## REQUIRED TASK
Give the data again exactly as written, skipping any pictures.
[start of DATA SEGMENT]
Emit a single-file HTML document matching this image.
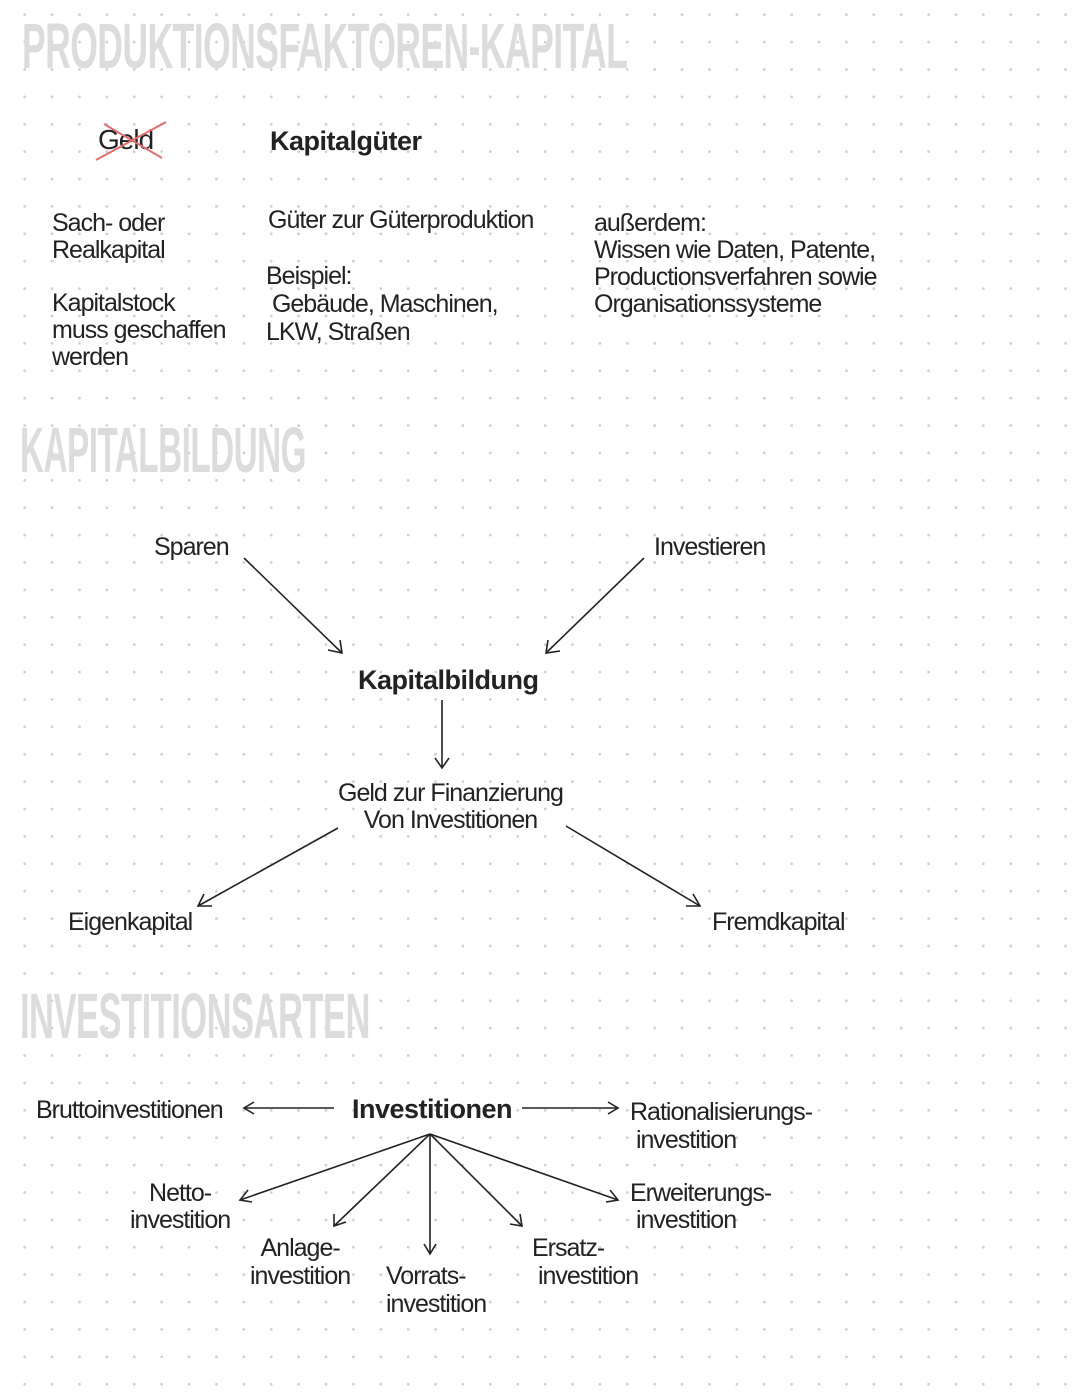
<!DOCTYPE html>
<html><head><meta charset="utf-8"><style>
body{margin:0;width:1080px;height:1394px;position:relative;background:#fff;overflow:hidden;
background-image:radial-gradient(circle,#cfcfcf 1.2px,transparent 1.6px);background-size:27.4px 27.4px;background-position:11px 1px;
font-family:"Liberation Sans",sans-serif;color:#222}
.t{position:absolute;white-space:nowrap;line-height:1}
.h{position:absolute;color:#dcdcdc;font-weight:bold;transform-origin:0 0;white-space:nowrap;line-height:1;letter-spacing:-1px}
.s{font-size:25px;letter-spacing:-1px}
.b{font-weight:bold;font-size:27px;letter-spacing:-0.5px}
</style></head><body>
<div class="h" style="left:22px;top:14px;font-size:64px;transform:scaleX(0.555)">PRODUKTIONSFAKTOREN-KAPITAL</div>
<div class="h" style="left:20px;top:418px;font-size:64px;transform:scaleX(0.52)">KAPITALBILDUNG</div>
<div class="h" style="left:20px;top:984px;font-size:64px;transform:scaleX(0.54)">INVESTITIONSARTEN</div>

<div class="t s" style="left:98px;top:126px;font-size:28px">Geld</div>
<svg style="position:absolute;left:0;top:0" width="1080" height="1394">
<g stroke="#e07070" stroke-width="2"><line x1="96" y1="160" x2="166" y2="122"/><line x1="104" y1="124" x2="162" y2="158"/></g>
<g stroke="#222" stroke-width="1.6" fill="none">
<line x1="244" y1="558" x2="342" y2="653"/><polyline points="328,650 342,653 340,640"/>
<line x1="644" y1="558" x2="546" y2="653"/><polyline points="548,640 546,653 560,651"/>
<line x1="442" y1="700" x2="442" y2="768"/><polyline points="435,758 442,768 449,758"/>
<line x1="338" y1="828" x2="198" y2="906"/><polyline points="204,894 198,906 212,906"/>
<line x1="566" y1="826" x2="700" y2="906"/><polyline points="686,906 700,906 693,894"/>
<line x1="334" y1="1108" x2="244" y2="1108"/><polyline points="254,1102 244,1108 254,1114"/>
<line x1="522" y1="1108" x2="618" y2="1108"/><polyline points="608,1102 618,1108 608,1114"/>
<line x1="430" y1="1134" x2="240" y2="1200"/><polyline points="248,1190 240,1200 252,1202"/>
<line x1="430" y1="1134" x2="334" y2="1226"/><polyline points="334,1214 334,1226 346,1222"/>
<line x1="430" y1="1134" x2="430" y2="1254"/><polyline points="424,1244 430,1254 436,1244"/>
<line x1="430" y1="1134" x2="522" y2="1226"/><polyline points="510,1224 522,1226 520,1214"/>
<line x1="430" y1="1134" x2="618" y2="1200"/><polyline points="606,1202 618,1200 610,1190"/>
</g></svg>
<div class="t b" style="left:270px;top:128px">Kapitalgüter</div>
<div class="t s" style="left:52px;top:210px;line-height:27px">Sach- oder<br>Realkapital</div>
<div class="t s" style="left:52px;top:290px;line-height:27px">Kapitalstock<br>muss geschaffen<br>werden</div>
<div class="t s" style="left:268px;top:208px">Güter zur Güterproduktion</div>
<div class="t s" style="left:266px;top:262px;line-height:28px">Beispiel:<br>&nbsp;Gebäude, Maschinen,<br>LKW, Straßen</div>
<div class="t s" style="left:594px;top:210px;line-height:27px">außerdem:<br>Wissen wie Daten, Patente,<br>Productionsverfahren sowie<br>Organisationssysteme</div>

<div class="t s" style="left:154px;top:535px">Sparen</div>
<div class="t s" style="left:654px;top:535px">Investieren</div>
<div class="t b" style="left:358px;top:667px">Kapitalbildung</div>
<div class="t s" style="left:338px;top:780px;line-height:27px;text-align:center">Geld zur Finanzierung<br>Von Investitionen</div>
<div class="t s" style="left:68px;top:910px">Eigenkapital</div>
<div class="t s" style="left:712px;top:910px">Fremdkapital</div>

<div class="t b" style="left:352px;top:1096px">Investitionen</div>
<div class="t s" style="left:36px;top:1098px">Bruttoinvestitionen</div>
<div class="t s" style="left:630px;top:1098px;line-height:28px">Rationalisierungs-<br>&nbsp;investition</div>
<div class="t s" style="left:130px;top:1180px;line-height:27px;text-align:center">Netto-<br>investition</div>
<div class="t s" style="left:630px;top:1180px;line-height:27px">Erweiterungs-<br>&nbsp;investition</div>
<div class="t s" style="left:250px;top:1234px;line-height:28px;text-align:center">Anlage-<br>investition</div>
<div class="t s" style="left:386px;top:1262px;line-height:28px">Vorrats-<br>investition</div>
<div class="t s" style="left:532px;top:1234px;line-height:28px">Ersatz-<br>&nbsp;investition</div>
</body></html>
[end of DATA SEGMENT]
## EXERCISE SOLUTION
Emit a single-file HTML document matching this image.
<!DOCTYPE html>
<html><head><meta charset="utf-8"><style>
body{margin:0;width:1080px;height:1394px;position:relative;background:#fff;overflow:hidden;
background-image:radial-gradient(circle,#cfcfcf 1.2px,transparent 1.6px);background-size:27.4px 27.4px;background-position:11px 1px;
font-family:"Liberation Sans",sans-serif;color:#222}
.t{position:absolute;white-space:nowrap;line-height:1}
.h{position:absolute;color:#dcdcdc;font-weight:bold;transform-origin:0 0;white-space:nowrap;line-height:1;letter-spacing:-1px}
.s{font-size:25px;letter-spacing:-1px}
.b{font-weight:bold;font-size:27px;letter-spacing:-0.5px}
</style></head><body>
<div class="h" style="left:22px;top:14px;font-size:64px;transform:scaleX(0.555)">PRODUKTIONSFAKTOREN-KAPITAL</div>
<div class="h" style="left:20px;top:418px;font-size:64px;transform:scaleX(0.52)">KAPITALBILDUNG</div>
<div class="h" style="left:20px;top:984px;font-size:64px;transform:scaleX(0.54)">INVESTITIONSARTEN</div>

<div class="t s" style="left:98px;top:126px;font-size:28px">Geld</div>
<svg style="position:absolute;left:0;top:0" width="1080" height="1394">
<g stroke="#e07070" stroke-width="2"><line x1="96" y1="160" x2="166" y2="122"/><line x1="104" y1="124" x2="162" y2="158"/></g>
<g stroke="#222" stroke-width="1.6" fill="none">
<line x1="244" y1="558" x2="342" y2="653"/><polyline points="328,650 342,653 340,640"/>
<line x1="644" y1="558" x2="546" y2="653"/><polyline points="548,640 546,653 560,651"/>
<line x1="442" y1="700" x2="442" y2="768"/><polyline points="435,758 442,768 449,758"/>
<line x1="338" y1="828" x2="198" y2="906"/><polyline points="204,894 198,906 212,906"/>
<line x1="566" y1="826" x2="700" y2="906"/><polyline points="686,906 700,906 693,894"/>
<line x1="334" y1="1108" x2="244" y2="1108"/><polyline points="254,1102 244,1108 254,1114"/>
<line x1="522" y1="1108" x2="618" y2="1108"/><polyline points="608,1102 618,1108 608,1114"/>
<line x1="430" y1="1134" x2="240" y2="1200"/><polyline points="248,1190 240,1200 252,1202"/>
<line x1="430" y1="1134" x2="334" y2="1226"/><polyline points="334,1214 334,1226 346,1222"/>
<line x1="430" y1="1134" x2="430" y2="1254"/><polyline points="424,1244 430,1254 436,1244"/>
<line x1="430" y1="1134" x2="522" y2="1226"/><polyline points="510,1224 522,1226 520,1214"/>
<line x1="430" y1="1134" x2="618" y2="1200"/><polyline points="606,1202 618,1200 610,1190"/>
</g></svg>
<div class="t b" style="left:270px;top:128px">Kapitalgüter</div>
<div class="t s" style="left:52px;top:210px;line-height:27px">Sach- oder<br>Realkapital</div>
<div class="t s" style="left:52px;top:290px;line-height:27px">Kapitalstock<br>muss geschaffen<br>werden</div>
<div class="t s" style="left:268px;top:208px">Güter zur Güterproduktion</div>
<div class="t s" style="left:266px;top:262px;line-height:28px">Beispiel:<br>&nbsp;Gebäude, Maschinen,<br>LKW, Straßen</div>
<div class="t s" style="left:594px;top:210px;line-height:27px">außerdem:<br>Wissen wie Daten, Patente,<br>Productionsverfahren sowie<br>Organisationssysteme</div>

<div class="t s" style="left:154px;top:535px">Sparen</div>
<div class="t s" style="left:654px;top:535px">Investieren</div>
<div class="t b" style="left:358px;top:667px">Kapitalbildung</div>
<div class="t s" style="left:338px;top:780px;line-height:27px;text-align:center">Geld zur Finanzierung<br>Von Investitionen</div>
<div class="t s" style="left:68px;top:910px">Eigenkapital</div>
<div class="t s" style="left:712px;top:910px">Fremdkapital</div>

<div class="t b" style="left:352px;top:1096px">Investitionen</div>
<div class="t s" style="left:36px;top:1098px">Bruttoinvestitionen</div>
<div class="t s" style="left:630px;top:1098px;line-height:28px">Rationalisierungs-<br>&nbsp;investition</div>
<div class="t s" style="left:130px;top:1180px;line-height:27px;text-align:center">Netto-<br>investition</div>
<div class="t s" style="left:630px;top:1180px;line-height:27px">Erweiterungs-<br>&nbsp;investition</div>
<div class="t s" style="left:250px;top:1234px;line-height:28px;text-align:center">Anlage-<br>investition</div>
<div class="t s" style="left:386px;top:1262px;line-height:28px">Vorrats-<br>investition</div>
<div class="t s" style="left:532px;top:1234px;line-height:28px">Ersatz-<br>&nbsp;investition</div>
</body></html>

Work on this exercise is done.